A Timely Focus on Data Science

Figure 1. A sampling of Venn diagrams that researchers have proposed to define data science. Image courtesy of Google Images.

It is generally agreed that data science involves mathematics, statistics, computer science, data, and applications. Attempts to characterize it have led to an assortment of Venn diagrams with variously defined sets (see Figure 1). Regardless of data science’s meaning, the SIAM community—with expertise in all the component areas—is uniquely positioned to contribute to it.

It is therefore both timely and appropriate that in 2018, SIAM introduced the SIAM Journal on Mathematics of Data Science (with editor-in-chief Tammy Kolda of Sandia National Laboratories), launched its Data Science book series (with editor-in-chief Ilse Ipsen of North Carolina State University), and is planning a data science conference for 2020. Moreover, data science boasts its own research area page on the new SIAM website.

The most hyped aspect of data science is undoubtedly machine learning, especially deep learning. Michael Elad examined the role of deep learning in imaging science in the May 2017 issue of SIAM News [3]. His analysis inspired discussion. He noted that “In most cases, deep learning-based solutions lack mathematical elegance and offer very little interpretability of the found solution or understanding of the underlying phenomena.” Peter Warden, data science book author and member of Google’s TensorFlow team, has written that “Most of machine learning is the software equivalent of banging on the side of the TV set until it works, so don’t be discouraged if you have trouble seeing an underlying theory behind all your tweaking!” Advances in the theoretical underpinning of machine learning and deep learning are clearly needed. The SIAM community can contribute novel understanding and breakthroughs; in fact, it is already doing so [2]. The new journal, book series, and upcoming conference provide the perfect platforms to report such contributions.

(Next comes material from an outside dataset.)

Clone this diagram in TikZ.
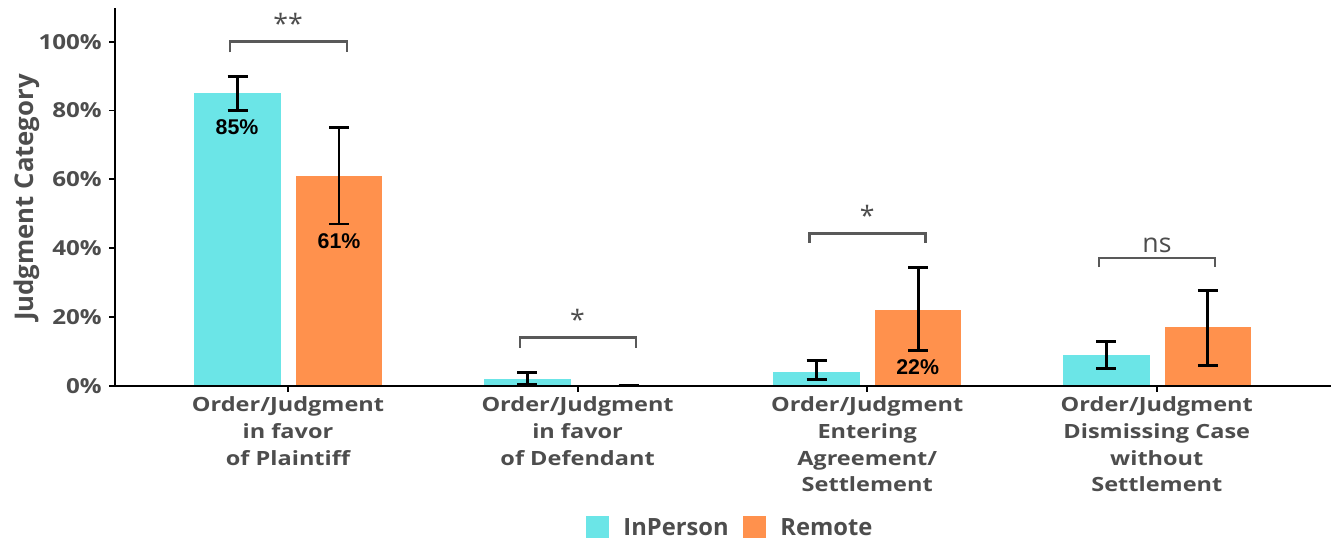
\documentclass[tikz,border=0pt]{standalone}
\usepackage{fontspec}
\setmainfont{Open Sans}
\newfontfamily\tickfont[FakeStretch=1.17]{Open Sans}
\newfontfamily\catfont[FakeStretch=1.2]{Open Sans}
\newfontfamily\valfont{Liberation Sans}
\usetikzlibrary{positioning}
\definecolor{inperson}{HTML}{6BE5E7}
\definecolor{remote}{HTML}{FF914D}
\definecolor{labgray}{HTML}{4D4D4D}
\definecolor{brgray}{HTML}{595959}

\begin{document}
\begin{tikzpicture}[
    x=0.75pt, y=0.75pt,
    ticklab/.style={font=\tickfont\bfseries\fontsize{15.5}{15.5}\selectfont, text=labgray, anchor=east, inner sep=0pt},
    catlab/.style={font=\catfont\bfseries\fontsize{14.7}{20}\selectfont, text=labgray, align=center, anchor=north, inner sep=0pt},
    vallab/.style={font=\valfont\bfseries\fontsize{16}{16}\selectfont, text=black, inner sep=0pt},
    sig/.style={font=\fontsize{20}{20}\selectfont, text=labgray, anchor=base, inner sep=0pt},
    errbar/.style={line width=2.2pt, black},
    bracket/.style={line width=1.8pt, brgray},
    legbox/.style={minimum size=17pt, inner sep=0pt},
    leglab/.style={font=\bfseries\fontsize{17.8}{17.8}\selectfont, text=labgray, anchor=west, inner sep=0pt},
  ]
  \useasboundingbox (0,0) rectangle (1339,542);

  % data part: x in px, y in percent
  \begin{scope}[shift={(0,156.3)}, y=2.58pt]
    \foreach \c/\a/\alo/\ahi/\b/\blo/\bhi in {288/85/80/90/61/47/75, 577.6/1.9/0.3/3.9/0/0/0,
        867.2/4/1.7/7.4/22/10.3/34.3, 1156.8/8.9/5/12.9/17/6/27.6}{
      \fill[inperson] (\c-94,0) rectangle (\c-7,\a);
      \fill[remote] (\c+8,0) rectangle (\c+94,\b);
      \draw[errbar] (\c-60.5,\alo) -- (\c-40.5,\alo) (\c-50.5,\alo) -- (\c-50.5,\ahi) (\c-60.5,\ahi) -- (\c-40.5,\ahi);
      \draw[errbar] (\c+41,\blo) -- (\c+61,\blo) (\c+51,\blo) -- (\c+51,\bhi) (\c+41,\bhi) -- (\c+61,\bhi);
      \draw[line width=1.4pt] (\c,0) -- ++(0,-1.75);
    }
    % axes
    \draw[line width=1.5pt] (115,109.7) -- (115,0) -- (1331,0);
    \foreach \v in {0,20,...,100}{
      \draw[line width=1.4pt] (109,\v) -- (115,\v);
      \node[ticklab] (tick\v) at (102,\v) {\v\%};
    }
    % value labels
    \node[vallab] (lab85) at (237,75.2) {85\%};
    \node[vallab] (lab61) at (339,42.1) {61\%};
    \node[vallab] (lab22) at (917.7,5.5) {22\%};
    % significance brackets
    \draw[bracket] (230,96.9) -- (230,100) -- (346.7,100) -- (346.7,96.9);
    \node[sig] (sigplain) at (288,102.4) {**};
    \draw[bracket] (519.7,11.1) -- (519.7,14) -- (635.7,14) -- (635.7,11.1);
    \node[sig] (sigdef) at (577.6,16.4) {*};
    \draw[bracket] (809.3,41.6) -- (809.3,44.3) -- (925.3,44.3) -- (925.3,41.6);
    \node[sig] (sigagree) at (867.2,46.7) {*};
    \draw[bracket] (1099,34.5) -- (1099,37.2) -- (1215,37.2) -- (1215,34.5);
    \node[sig] (sigdismiss) at (1157,38.8) {ns};
  \end{scope}

  % axis title and category labels
  \node[font=\bfseries\fontsize{19.3}{19.3}\selectfont, text=labgray, rotate=90, anchor=base, inner sep=0pt] (ytitle) at (33.3,344.5) {Judgment Category};
  \node[catlab] (catplain) at (288,145.2) {Order/Judgment\\in favor\\of Plaintiff};
  \node[catlab] (catdef) at (577.6,145.2) {Order/Judgment\\in favor\\of Defendant};
  \node[catlab] (catagree) at (867.2,145.2) {Order/Judgment\\Entering\\Agreement/\\Settlement};
  \node[catlab] (catdismiss) at (1156.8,145.2) {Order/Judgment\\Dismissing Case\\without\\Settlement};

  % legend
  \node[legbox, fill=inperson, anchor=south west] (keyin) at (586,3.3) {};
  \node[leglab, right=10.5pt of keyin] (txtin) {InPerson};
  \node[legbox, fill=remote, anchor=south west] (keyre) at (743,3.3) {};
  \node[leglab, right=10.5pt of keyre] (txtre) {Remote};
\end{tikzpicture}
\end{document}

Cartoon created by mathematician John de Pillis.

The SIAM community is well versed in the aspect of data science that concerns the accuracy of results. Mathematicians are accustomed to handling uncertainties introduced by data and rounding errors. Here, the trend towards processors that support low-precision arithmetic is impinging on data science. The NVIDIA V100 graphics processing unit (GPU) supports half-precision floating-point arithmetic and—using its tensor cores—can execute it at a rate of up to 112 teraflops, compared with seven teraflops for double precision. It is therefore tempting to run data-intensive computations in half precision. But a half-precision number has only the equivalent of around four-decimal-digit precision; will the computed results have any correct digits?

Researchers have reported success with low precision in machine learning. For example, at the 2018 SIAM Conference on Parallel Processing for Scientific Computing, held this March in Tokyo, Takuya Akiba (Preferred Networks, Inc., Tokyo) explained how he and his colleagues trained ResNet-50 on ImageNet for 90-epochs (a standard benchmark) on 1024 NVIDIA P100 GPUs in 15 minutes, thus halving the previous record time. Among the key ideas was the selective use of half precision [1].

Of course, data science presents challenges not only in research but also in teaching — another area that benefits from SIAM community engagement. At the 2018 SIAM Conference on Applied Mathematics Education, held in Portland, Ore., this July, Gil Strang (Massachusetts Institute of Technology) organized a minisymposium on “Deep Learning and Deep Teaching.” In his talk, Gil presented some of the ideas contained in his forthcoming book on the subject [4] and posed the tantalizing question of whether deep learning can learn calculus; much discussion ensued.

Gil Strang speaks about deep learning during the 2018 SIAM Conference on Applied Mathematics Education, held in Portland, Ore., this July.

SIAM is already a great source of expertise and information on many aspects of data science. I look forward to our community playing a growing role in the area and attracting new members with an interest in the subject.

References
[1] Akiba, T., Suzuki. S., & Fukuda, K. (2017). Extremely Large Minibatch SGD: Training ResNet-50 on ImageNet in 15 Minutes. Preprint, arXiv:1711.04325.
[2] Bottou, L., Curtis, F.E., & Nocedal, J. (2018). Optimization Methods for Large-Scale Machine Learning. SIAM Rev., 60, 223-311.
[3] Elad, M. (2017, May). Deep, Deep Trouble: Deep Learning’s Impact on Image Processing, Mathematics, and Humanity. SIAM News, 50(4), p. 12.
[4] Strang, G. (2019). Linear Algebra and Learning from Data. Wellesley, MA: Wellesley-Cambridge Press. In press.

Nicholas Higham is Royal Society Research Professor and Richardson Professor of Applied Mathematics at the University of Manchester. He is the current president of SIAM.